Oxford bags were a loose-fitting baggy form of trousers favoured by members of the University of Oxford, especially undergraduates, in England from the mid-1920s to around the 1950s. The style had a more general influence outside the university, including in America, but has been somewhat out of fashion since then.

==Origins==
It is sometimes said that the style originated from a ban in 1924 on the wearing of plus fours by Oxford (and Cambridge) undergraduates at lectures. The bagginess allegedly allowed plus fours to be hidden underneath – but the argument is undermined by the fact that the trousers (especially in the early years) were not sufficiently voluminous for this to be done with any success. Other theories include claims that the style was invented by Harold Acton of Christ Church or by Bob Boothby of Magdalen; but there is evidence of the term, at least, being used at significantly earlier dates.

The original trousers were 22–23 in in circumference at the bottoms but became increasingly larger to 44 in or more, possibly due to a misunderstanding of the measurement as the width rather than circumference.

In the late 1920s, venues such as the Savoy Ballroom in Harlem were playing swinging jazz, inspiring new dance moves such as Jitterbug and Lindy Hop, which demanded extreme movement from dancers, who therefore adopted Oxford bags.
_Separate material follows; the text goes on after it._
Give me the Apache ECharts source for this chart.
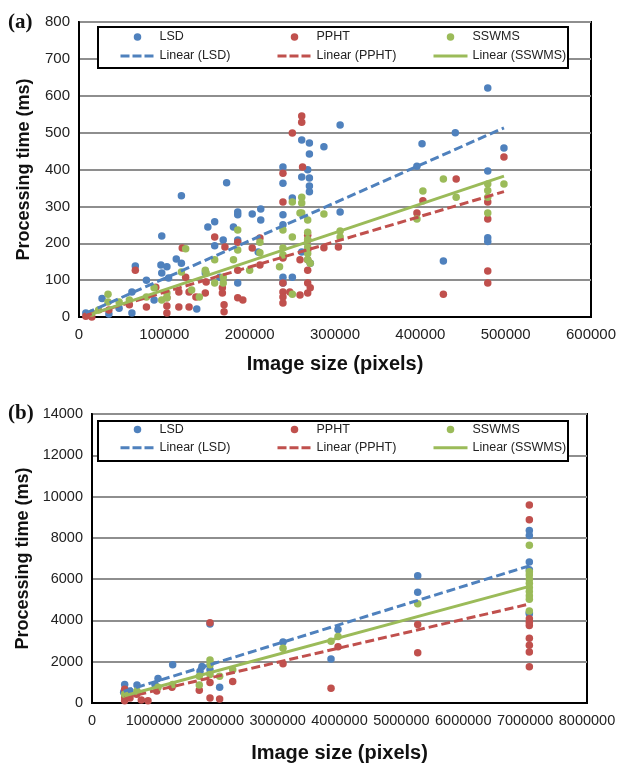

During the 1940s, swing became a staple of dance halls in the western world and movie stars such as Frankie Manning and Fred Astaire wore Oxford bags on screen.

==Revival==
The style made a comeback in 1970s Britain, among fans of Northern soul, a popular 1970s music movement. The style was worn as a practical measure to enable fans to make the energetic and elaborate dance moves associated with the Northern soul scene.